Near-surface mineralisation in the second hole is similarly hosted in green garnet skarn with disseminated chalcopyrite, pyrite and pyrrhotite, including high-grade zones linked to semi-massive pyrrhotite and chalcopyrite.
The latest results confirm and amplify the picture first sketched in early October, when Strickland stunned the market with a monster 191.2m hit grading 0.5g/t gold and 0.5 per cent copper from just 4.8m downhole.
Strickland Metals managing director Paul L’Herpiniere said: “The fact that the mineralisation is outcropping and includes some very wide zones of copper-gold mineralisation, including significant higher-grade zones, makes Copper Canyon an attractive and strategic opportunity for Strickland.”
Together, the company says the results demonstrate excellent shallow copper-gold mineralisation at Copper Canyon. The long intercepts highlight Copper Canyon’s optionality as part of the company’s overall Rogozna development strategy.
Strickland’s rapidly growing and remarkable polymetallic Rogozna project sits in the Raška District of southern Serbia, about 400km south of Belgrade. The project area has good access via regional highways, with local roads and tracks.
Rogozna lies within the Tethyan Metallogenic Belt – a globally significant geological structural complex, which hosts multiple giant, porphyry-related deposits. The Belt is traceable for about 12,000km from Europe’s Pyrenees and Alps through to Anatolia, Iran, Pakistan, the Himalayas and Southeast Asia.
Strickland says its project appears to be a similar large-scale magmatic hydrothermal system characterised by skarn-based gold-copper mineralisation, including zinc, silver and lead.

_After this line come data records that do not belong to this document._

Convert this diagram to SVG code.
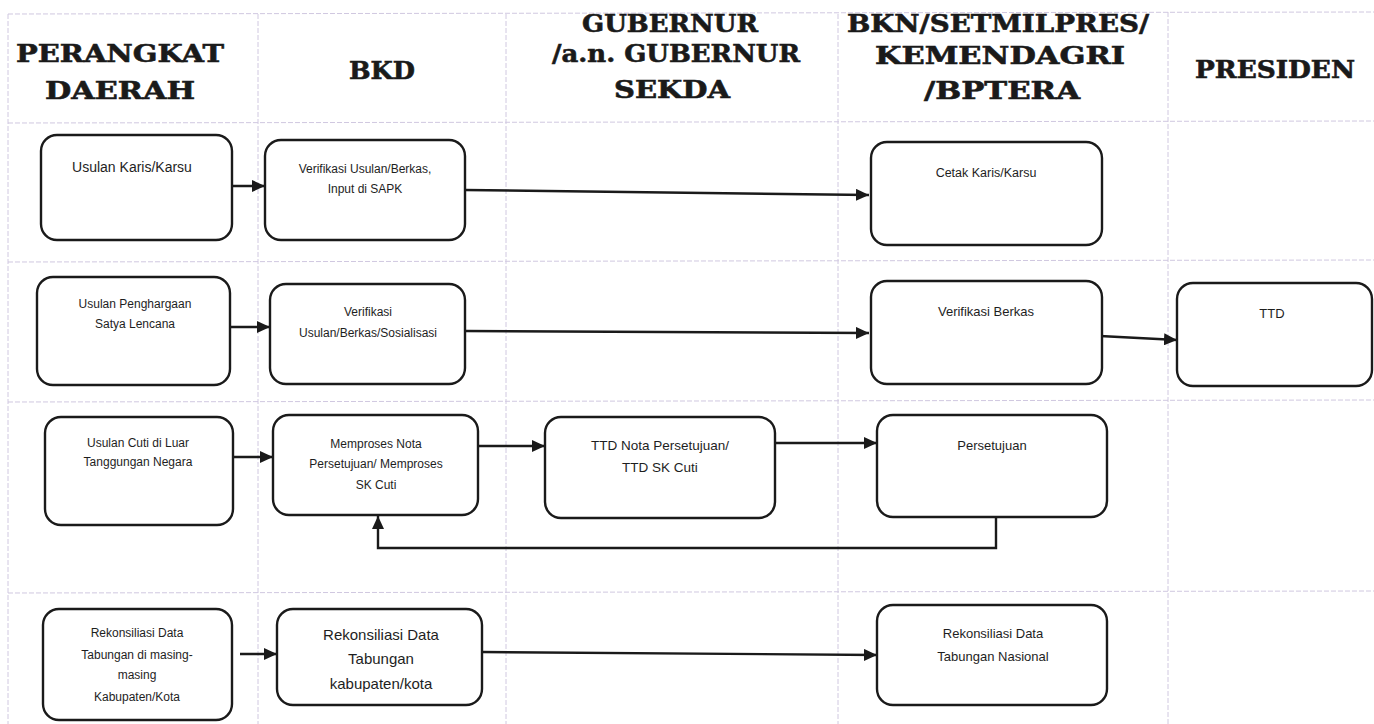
<svg xmlns="http://www.w3.org/2000/svg" width="1374" height="724" viewBox="0 0 1374 724">
<style>
.grid{stroke:#d0c8e0;stroke-width:1;stroke-dasharray:5 2;fill:none}
.box{fill:#fff;stroke:#1a1a1a;stroke-width:2.4}
.hd{font-family:"DejaVu Serif","Liberation Serif",serif;font-weight:bold;font-size:24px;fill:#1a1a1a;stroke:#1a1a1a;stroke-width:0.6;text-anchor:middle}
.t{font-family:"Liberation Sans",Arial,sans-serif;fill:#1e1e1e;text-anchor:middle}
.c{stroke:#1a1a1a;stroke-width:2.4;fill:none}
</style>
<defs>
<marker id="ah" viewBox="0 0 10 10" refX="10" refY="5" markerWidth="13" markerHeight="12" markerUnits="userSpaceOnUse" orient="auto" preserveAspectRatio="none">
<path d="M0,0 L10,5 L0,10 z" fill="#1a1a1a"/>
</marker>
</defs>
<rect width="1374" height="724" fill="#fff"/>
<g id="grid">
<line class="grid" x1="8" y1="14" x2="1374" y2="12"/>
<line class="grid" x1="8" y1="123" x2="1374" y2="121"/>
<line class="grid" x1="8" y1="262" x2="1374" y2="260"/>
<line class="grid" x1="8" y1="402" x2="1374" y2="400"/>
<line class="grid" x1="8" y1="593" x2="1374" y2="591"/>
<line class="grid" x1="8" y1="14" x2="8" y2="724"/>
<line class="grid" x1="258" y1="14" x2="258" y2="724"/>
<line class="grid" x1="506" y1="14" x2="506" y2="724"/>
<line class="grid" x1="838" y1="14" x2="838" y2="724"/>
<line class="grid" x1="1168" y1="12" x2="1168" y2="724"/>
</g>
<g id="headers">
<text class="hd" x="120" y="62" textLength="208" lengthAdjust="spacingAndGlyphs">PERANGKAT</text>
<text class="hd" x="120" y="99" textLength="150" lengthAdjust="spacingAndGlyphs">DAERAH</text>
<text class="hd" x="382" y="79" textLength="66" lengthAdjust="spacingAndGlyphs">BKD</text>
<text class="hd" x="670" y="32" textLength="176" lengthAdjust="spacingAndGlyphs">GUBERNUR</text>
<text class="hd" x="676" y="62" textLength="248" lengthAdjust="spacingAndGlyphs">/a.n. GUBERNUR</text>
<text class="hd" x="672" y="98" textLength="116" lengthAdjust="spacingAndGlyphs">SEKDA</text>
<text class="hd" x="998" y="32" textLength="302" lengthAdjust="spacingAndGlyphs">BKN/SETMILPRES/</text>
<text class="hd" x="1000" y="64" textLength="250" lengthAdjust="spacingAndGlyphs">KEMENDAGRI</text>
<text class="hd" x="1002" y="99" textLength="156" lengthAdjust="spacingAndGlyphs">/BPTERA</text>
<text class="hd" x="1275" y="78" textLength="160" lengthAdjust="spacingAndGlyphs">PRESIDEN</text>
</g>
<g id="connectors">
<line class="c" x1="232" y1="186" x2="265" y2="186" marker-end="url(#ah)"/>
<line class="c" x1="465" y1="190" x2="869" y2="195" marker-end="url(#ah)"/>
<line class="c" x1="230" y1="327" x2="270" y2="327" marker-end="url(#ah)"/>
<line class="c" x1="465" y1="331" x2="869" y2="333" marker-end="url(#ah)"/>
<line class="c" x1="1100" y1="336" x2="1177" y2="340" marker-end="url(#ah)"/>
<line class="c" x1="233" y1="457" x2="273" y2="457" marker-end="url(#ah)"/>
<line class="c" x1="478" y1="446" x2="545" y2="446" marker-end="url(#ah)"/>
<line class="c" x1="775" y1="443" x2="877" y2="443" marker-end="url(#ah)"/>
<polyline class="c" points="996,517 996,548 378,548 378,516" marker-end="url(#ah)"/>
<line class="c" x1="240" y1="654" x2="277" y2="654" marker-end="url(#ah)"/>
<line class="c" x1="482" y1="652" x2="877" y2="655" marker-end="url(#ah)"/>
</g>
<g id="n1"><rect class="box" x="41" y="135" width="191" height="105" rx="16"/>
<text class="t" x="132" y="172" font-size="14">Usulan Karis/Karsu</text></g>
<g id="n2"><rect class="box" x="265" y="140" width="200" height="100" rx="16"/>
<text class="t" x="365" y="173" font-size="12">Verifikasi Usulan/Berkas,</text>
<text class="t" x="365" y="193" font-size="12">Input di SAPK</text></g>
<g id="n3"><rect class="box" x="871" y="142" width="231" height="103" rx="16"/>
<text class="t" x="986" y="177" font-size="12.5">Cetak Karis/Karsu</text></g>
<g id="n4"><rect class="box" x="37" y="277" width="193" height="108" rx="16"/>
<text class="t" x="135" y="308" font-size="12">Usulan Penghargaan</text>
<text class="t" x="135" y="328" font-size="12">Satya Lencana</text></g>
<g id="n5"><rect class="box" x="270" y="284" width="195" height="100" rx="16"/>
<text class="t" x="368" y="316" font-size="12">Verifikasi</text>
<text class="t" x="368" y="337" font-size="12">Usulan/Berkas/Sosialisasi</text></g>
<g id="n6"><rect class="box" x="871" y="281" width="231" height="103" rx="16"/>
<text class="t" x="986" y="316" font-size="13">Verifikasi Berkas</text></g>
<g id="n7"><rect class="box" x="1177" y="283" width="195" height="103" rx="16"/>
<text class="t" x="1272" y="318" font-size="13">TTD</text></g>
<g id="n8"><rect class="box" x="45" y="417" width="188" height="108" rx="16"/>
<text class="t" x="138" y="447" font-size="12">Usulan Cuti di Luar</text>
<text class="t" x="138" y="466" font-size="12">Tanggungan Negara</text></g>
<g id="n9"><rect class="box" x="273" y="415" width="205" height="100" rx="16"/>
<text class="t" x="376" y="448" font-size="12">Memproses Nota</text>
<text class="t" x="376" y="468" font-size="12">Persetujuan/ Memproses</text>
<text class="t" x="376" y="489" font-size="12">SK Cuti</text></g>
<g id="n10"><rect class="box" x="545" y="417" width="230" height="101" rx="16"/>
<text class="t" x="660" y="450" font-size="13.5">TTD Nota Persetujuan/</text>
<text class="t" x="660" y="472" font-size="13.5">TTD SK Cuti</text></g>
<g id="n11"><rect class="box" x="877" y="415" width="230" height="102" rx="16"/>
<text class="t" x="992" y="450" font-size="13">Persetujuan</text></g>
<g id="n12"><rect class="box" x="43" y="609" width="189" height="111" rx="16"/>
<text class="t" x="137" y="637" font-size="12">Rekonsiliasi Data</text>
<text class="t" x="137" y="659" font-size="12">Tabungan di masing-</text>
<text class="t" x="137" y="679" font-size="12">masing</text>
<text class="t" x="137" y="701" font-size="12">Kabupaten/Kota</text></g>
<g id="n13"><rect class="box" x="277" y="609" width="205" height="96" rx="16"/>
<text class="t" x="381" y="640" font-size="15">Rekonsiliasi Data</text>
<text class="t" x="381" y="664" font-size="15">Tabungan</text>
<text class="t" x="381" y="689" font-size="15">kabupaten/kota</text></g>
<g id="n14"><rect class="box" x="877" y="605" width="230" height="100" rx="16"/>
<text class="t" x="993" y="638" font-size="13">Rekonsiliasi Data</text>
<text class="t" x="993" y="661" font-size="13">Tabungan Nasional</text></g>
</svg>
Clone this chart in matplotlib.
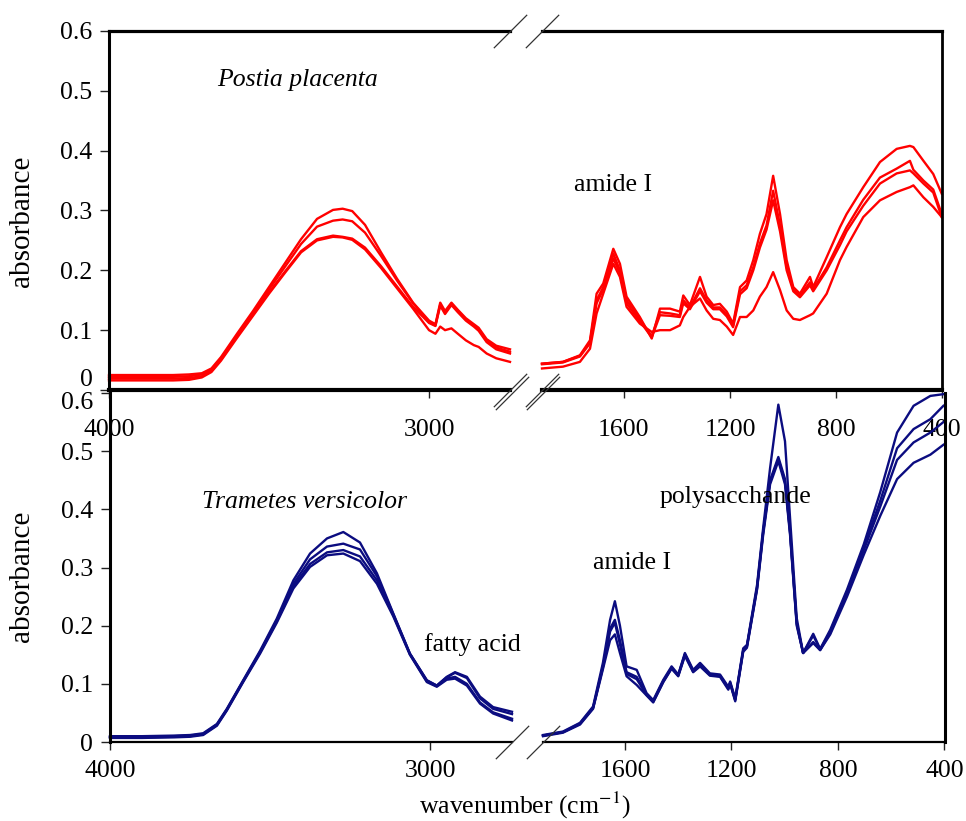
import matplotlib
matplotlib.use('Agg')
import matplotlib.pyplot as plt

plt.rcParams['font.family'] = ['Liberation Serif', 'DejaVu Serif']
plt.rcParams['mathtext.fontset'] = 'stix'

W, H = 966, 821

# 1. 数据：上图 Postia placenta（红色），左段 4000-2750，右段 1900-400
TL_WN = [4000, 3900, 3800, 3750, 3710, 3680, 3650, 3600, 3550, 3500, 3450, 3400, 3350, 3300, 3270, 3240,
         3200, 3150, 3100, 3050, 3000, 2980, 2965, 2950, 2930, 2910, 2885, 2860, 2845, 2820, 2790, 2747]
TL_A = [0.025, 0.025, 0.025, 0.026, 0.028, 0.036, 0.055, 0.094, 0.132, 0.172, 0.212, 0.252, 0.286, 0.301, 0.303, 0.299,
        0.276, 0.230, 0.186, 0.146, 0.116, 0.110, 0.146, 0.132, 0.146, 0.134, 0.120, 0.110, 0.104, 0.085, 0.074, 0.068]
TL_B = [0.022, 0.022, 0.022, 0.023, 0.026, 0.034, 0.053, 0.091, 0.129, 0.168, 0.206, 0.244, 0.273, 0.283, 0.285, 0.282,
        0.263, 0.224, 0.183, 0.145, 0.114, 0.108, 0.143, 0.129, 0.144, 0.132, 0.118, 0.108, 0.101, 0.082, 0.071, 0.064]
TL_C = [0.019, 0.019, 0.019, 0.020, 0.023, 0.032, 0.051, 0.089, 0.126, 0.163, 0.198, 0.232, 0.252, 0.258, 0.256, 0.253,
        0.238, 0.207, 0.173, 0.139, 0.112, 0.107, 0.141, 0.127, 0.142, 0.130, 0.116, 0.106, 0.099, 0.080, 0.068, 0.061]
TL_D = [0.016, 0.016, 0.016, 0.017, 0.021, 0.030, 0.049, 0.087, 0.124, 0.161, 0.196, 0.230, 0.250, 0.256, 0.255, 0.251,
        0.235, 0.204, 0.170, 0.136, 0.100, 0.094, 0.106, 0.100, 0.103, 0.094, 0.083, 0.075, 0.072, 0.061, 0.053, 0.047]

TR_WN = [1909, 1830, 1766, 1728, 1703, 1678, 1640, 1615, 1590, 1565, 1540, 1495, 1464, 1426, 1389, 1376,
         1351, 1313, 1288, 1263, 1238, 1212, 1188, 1162, 1137, 1112, 1087, 1062, 1037, 1011, 986, 961,
         936, 898, 886, 835, 785, 760, 697, 634, 571, 521, 508, 470, 433, 401]
TR_A = [0.044, 0.047, 0.058, 0.083, 0.161, 0.178, 0.236, 0.211, 0.156, 0.139, 0.122, 0.086, 0.136, 0.136, 0.131, 0.158,
        0.142, 0.189, 0.156, 0.142, 0.144, 0.131, 0.111, 0.172, 0.183, 0.217, 0.261, 0.294, 0.358, 0.294, 0.217, 0.172,
        0.161, 0.189, 0.172, 0.222, 0.272, 0.294, 0.339, 0.381, 0.403, 0.408, 0.406, 0.383, 0.361, 0.328]
TR_B = [0.044, 0.047, 0.057, 0.080, 0.150, 0.172, 0.228, 0.200, 0.150, 0.135, 0.118, 0.090, 0.130, 0.128, 0.125, 0.150,
        0.138, 0.170, 0.150, 0.138, 0.138, 0.126, 0.108, 0.165, 0.175, 0.205, 0.245, 0.275, 0.333, 0.275, 0.205, 0.168,
        0.158, 0.180, 0.168, 0.205, 0.250, 0.272, 0.318, 0.355, 0.370, 0.383, 0.368, 0.350, 0.335, 0.294]
TR_C = [0.043, 0.046, 0.056, 0.078, 0.145, 0.168, 0.220, 0.195, 0.145, 0.130, 0.115, 0.088, 0.125, 0.124, 0.122, 0.145,
        0.135, 0.165, 0.146, 0.135, 0.135, 0.123, 0.105, 0.160, 0.170, 0.200, 0.238, 0.268, 0.317, 0.265, 0.200, 0.165,
        0.155, 0.175, 0.165, 0.200, 0.242, 0.265, 0.308, 0.345, 0.362, 0.367, 0.362, 0.345, 0.330, 0.289]
TR_D = [0.036, 0.039, 0.047, 0.069, 0.128, 0.161, 0.211, 0.189, 0.139, 0.125, 0.111, 0.097, 0.100, 0.100, 0.108, 0.122,
        0.139, 0.153, 0.133, 0.119, 0.117, 0.106, 0.092, 0.122, 0.122, 0.133, 0.156, 0.172, 0.197, 0.167, 0.133, 0.119,
        0.117, 0.125, 0.128, 0.161, 0.217, 0.239, 0.289, 0.317, 0.331, 0.339, 0.342, 0.322, 0.306, 0.289]

# 2. 数据：下图 Trametes versicolor（深蓝）
BL_WN = [4000, 3900, 3800, 3750, 3709, 3666, 3635, 3584, 3531, 3479, 3427, 3375, 3322, 3271, 3219, 3166,
         3115, 3063, 3010, 2979, 2948, 2922, 2885, 2844, 2803, 2744]
BL_A = [0.010, 0.010, 0.011, 0.012, 0.015, 0.031, 0.057, 0.106, 0.157, 0.212, 0.278, 0.324, 0.350, 0.361, 0.343, 0.290,
        0.221, 0.152, 0.106, 0.097, 0.112, 0.120, 0.112, 0.078, 0.060, 0.052]
BL_B = [0.009, 0.009, 0.010, 0.011, 0.014, 0.030, 0.056, 0.105, 0.155, 0.209, 0.272, 0.314, 0.336, 0.341, 0.331, 0.285,
        0.220, 0.152, 0.106, 0.097, 0.111, 0.119, 0.110, 0.075, 0.057, 0.048]
BL_C = [0.008, 0.008, 0.009, 0.010, 0.013, 0.029, 0.055, 0.104, 0.154, 0.207, 0.268, 0.306, 0.326, 0.330, 0.319, 0.278,
        0.218, 0.151, 0.104, 0.096, 0.109, 0.112, 0.100, 0.068, 0.051, 0.040]
BL_D = [0.007, 0.007, 0.008, 0.009, 0.012, 0.028, 0.054, 0.103, 0.152, 0.205, 0.264, 0.301, 0.321, 0.324, 0.311, 0.272,
        0.216, 0.150, 0.103, 0.095, 0.107, 0.109, 0.097, 0.066, 0.049, 0.037]

BR_WN = [1908, 1833, 1769, 1720, 1683, 1656, 1638, 1619, 1594, 1556, 1519, 1494, 1456, 1425, 1400, 1375,
         1344, 1318, 1281, 1243, 1212, 1205, 1186, 1156, 1142, 1104, 1081, 1055, 1024, 999, 980, 955,
         931, 893, 867, 829, 766, 703, 641, 578, 516, 453, 404]
BR_A = [0.012, 0.018, 0.033, 0.061, 0.136, 0.210, 0.242, 0.200, 0.130, 0.124, 0.084, 0.072, 0.107, 0.130, 0.116, 0.153,
        0.124, 0.136, 0.118, 0.116, 0.095, 0.104, 0.075, 0.161, 0.167, 0.270, 0.368, 0.471, 0.580, 0.517, 0.385, 0.213,
        0.153, 0.186, 0.160, 0.193, 0.262, 0.340, 0.430, 0.532, 0.578, 0.595, 0.598]
BR_B = [0.011, 0.017, 0.032, 0.059, 0.130, 0.195, 0.210, 0.175, 0.120, 0.112, 0.082, 0.070, 0.105, 0.128, 0.115, 0.151,
        0.122, 0.134, 0.116, 0.114, 0.093, 0.102, 0.073, 0.158, 0.165, 0.266, 0.362, 0.450, 0.490, 0.452, 0.362, 0.205,
        0.153, 0.183, 0.159, 0.190, 0.258, 0.335, 0.415, 0.505, 0.538, 0.555, 0.578]
BR_C = [0.011, 0.017, 0.031, 0.058, 0.128, 0.190, 0.205, 0.168, 0.117, 0.108, 0.081, 0.069, 0.104, 0.127, 0.114, 0.150,
        0.121, 0.132, 0.115, 0.113, 0.092, 0.101, 0.072, 0.157, 0.164, 0.264, 0.360, 0.448, 0.486, 0.448, 0.360, 0.203,
        0.153, 0.172, 0.158, 0.188, 0.255, 0.330, 0.405, 0.485, 0.515, 0.532, 0.550]
BR_D = [0.010, 0.016, 0.030, 0.057, 0.125, 0.175, 0.185, 0.153, 0.113, 0.098, 0.080, 0.068, 0.103, 0.126, 0.113, 0.148,
        0.120, 0.130, 0.114, 0.112, 0.090, 0.100, 0.070, 0.155, 0.162, 0.262, 0.356, 0.443, 0.483, 0.443, 0.356, 0.200,
        0.153, 0.170, 0.158, 0.185, 0.250, 0.322, 0.389, 0.452, 0.480, 0.494, 0.511]

Y_TICKS = [0, 0.1, 0.2, 0.3, 0.4, 0.5, 0.6]
LEFT_TICKS = [4000, 3000]
RIGHT_TICKS = [1600, 1200, 800, 400]

RED = '#ff0000'
NAVY = '#0b0c80'
FS = 18.5


def px_box(x0, y0, x1, y1):
    # 像素坐标 -> figure 比例坐标
    return [x0 / W, 1 - y1 / H, (x1 - x0) / W, (y1 - y0) / H]


def slash(ax, x, y):
    # 断轴斜线
    ax.plot([x], [y], transform=ax.transAxes, marker=[(-1, -1), (1, 1)], markersize=24,
            markeredgewidth=0.9, color='#333333', clip_on=False, zorder=6)


fig = plt.figure(figsize=(W / 100, H / 100), dpi=100)

ax_tl = fig.add_axes(px_box(109, 31, 510, 390))
ax_tr = fig.add_axes(px_box(542, 31, 942, 390))
ax_bl = fig.add_axes(px_box(110, 393, 512, 742))
ax_br = fig.add_axes(px_box(543, 393, 945, 742))

for ax, wn, ys, col in [
    (ax_tl, TL_WN, [TL_A, TL_B, TL_C, TL_D], RED),
    (ax_tr, TR_WN, [TR_A, TR_B, TR_C, TR_D], RED),
    (ax_bl, BL_WN, [BL_A, BL_B, BL_C, BL_D], NAVY),
    (ax_br, BR_WN, [BR_A, BR_B, BR_C, BR_D], NAVY),
]:
    for y in ys:
        ax.plot(wn, y, color=col, lw=1.7, clip_on=False, solid_joinstyle='round')
    ax.set_facecolor('none')
    ax.set_ylim(0, 0.6)
    ax.tick_params(labelsize=FS, direction='out', length=6, width=1, color='#222222')

ax_tl.set_xlim(4000, 2747)
ax_bl.set_xlim(4000, 2744)
ax_tr.set_xlim(1909, 400)
ax_br.set_xlim(1908, 398)

for ax in (ax_tl, ax_bl):
    ax.set_xticks(LEFT_TICKS)
    ax.set_xticklabels([str(t) for t in LEFT_TICKS])
    ax.set_yticks(Y_TICKS)
    ax.spines['right'].set_visible(False)
for ax in (ax_tr, ax_br):
    ax.set_xticks(RIGHT_TICKS)
    ax.set_xticklabels([str(t) for t in RIGHT_TICKS])
    ax.set_yticks([])
    ax.spines['left'].set_visible(False)

ax_tl.set_yticklabels([''] + ['0.1', '0.2', '0.3', '0.4', '0.5', '0.6'])
ax_bl.set_yticklabels(['0', '0.1', '0.2', '0.3', '0.4', '0.5', ''])
for ax in (ax_tl, ax_bl):
    ax.tick_params(axis='y', length=6.5, pad=5.5)

# 上图的 x 刻度标签落在下图区域内
for ax in (ax_tl, ax_tr):
    ax.tick_params(axis='x', pad=15)
for ax in (ax_bl, ax_br):
    ax.tick_params(axis='x', pad=7)

# 边框线宽
for ax in (ax_tl, ax_tr):
    ax.spines['top'].set_linewidth(2.3)
    ax.spines['bottom'].set_linewidth(3.0)
ax_tl.spines['left'].set_linewidth(2.2)
ax_tr.spines['right'].set_linewidth(2.0)
for ax in (ax_bl, ax_br):
    ax.spines['top'].set_visible(False)
    ax.spines['bottom'].set_linewidth(1.6)
ax_bl.spines['left'].set_linewidth(2.2)
ax_br.spines['right'].set_linewidth(2.2)

for ax in (ax_tl, ax_bl):
    slash(ax, 1, 0)
    slash(ax, 1, 1)
for ax in (ax_tr, ax_br):
    slash(ax, 0, 0)
    slash(ax, 0, 1)

# 单独放置的 y 刻度标签（原图中上下错开）
fig.text(93 / W, 1 - 380 / H, '0', fontsize=FS, ha='right', va='center')
fig.text(93 / W, 1 - 403 / H, '0.6', fontsize=FS, ha='right', va='center')

# 3. 文字标注
fig.text(298 / W, 1 - 80 / H, 'Postia placenta', fontsize=FS, style='italic', ha='center', va='center')
fig.text(305 / W, 1 - 502 / H, 'Trametes versicolor', fontsize=FS, style='italic', ha='center', va='center')
fig.text(472 / W, 1 - 645 / H, 'fatty acid', fontsize=FS, ha='center', va='center')
fig.text(613 / W, 1 - 185 / H, 'amide I', fontsize=FS, ha='center', va='center')
fig.text(632 / W, 1 - 563 / H, 'amide I', fontsize=FS, ha='center', va='center')
fig.text(735 / W, 1 - 497 / H, 'polysacchande', fontsize=FS, ha='center', va='center')

fig.text(22 / W, 1 - 221 / H, 'absorbance', fontsize=21, rotation=90, ha='center', va='center')
fig.text(22 / W, 1 - 576 / H, 'absorbance', fontsize=21, rotation=90, ha='center', va='center')
fig.text(525 / W, 1 - 805 / H, 'wavenumber (cm$^{-1}$)', fontsize=FS, ha='center', va='center')

plt.savefig('out.png', dpi=100)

Covering an area of about 184 square kilometres, Rogozna comprises four exploration licences and hosts a JORC inferred mineral resource of 8.6 million ounces of gold equivalent, comprising 5.2 million ounces of gold, 321,000 tonnes of copper and 32.3 million ounces of silver.
An additional base metal component of the global resource estimate includes 383,000 tonnes of lead and 830,000 tonnes of zinc.
The key prospects within the project are the current flagship deposit at Shanac, while the presently most advanced deposits at Gradina, Medenovac and Copper Canyon all lie within a 5km radius of Shanac.
At least nine other high-quality prospects lie within 10km of Shanac, to the north, west and southwest, all supporting various styles of mineralisation, including epithermal and porphyry-hosted copper-gold deposits.
Strickland believes the project has the potential to become one of the largest undeveloped gold deposits in the world. To test that view, the company is pressing ahead with a 50,000m drilling program across Rogozna, including at its Gradina “gap zone” and other targets.
As the 2025 field season nears completion, the drill program is expected to wrap up by late December, with assays pending for multiple holes. Drilling is slated to kick off again in February 2026 and will ramp up to involve at least eight diamond rigs by the second quarter.
The latest results met with market approval today, rewarding the company with a midday share price spike of 2.6 per cent to 19.5 cents.
Strickland remains in a strong financial position to advance the project, with cash and liquid assets as of 30 September 2025 totalling $41.8 million.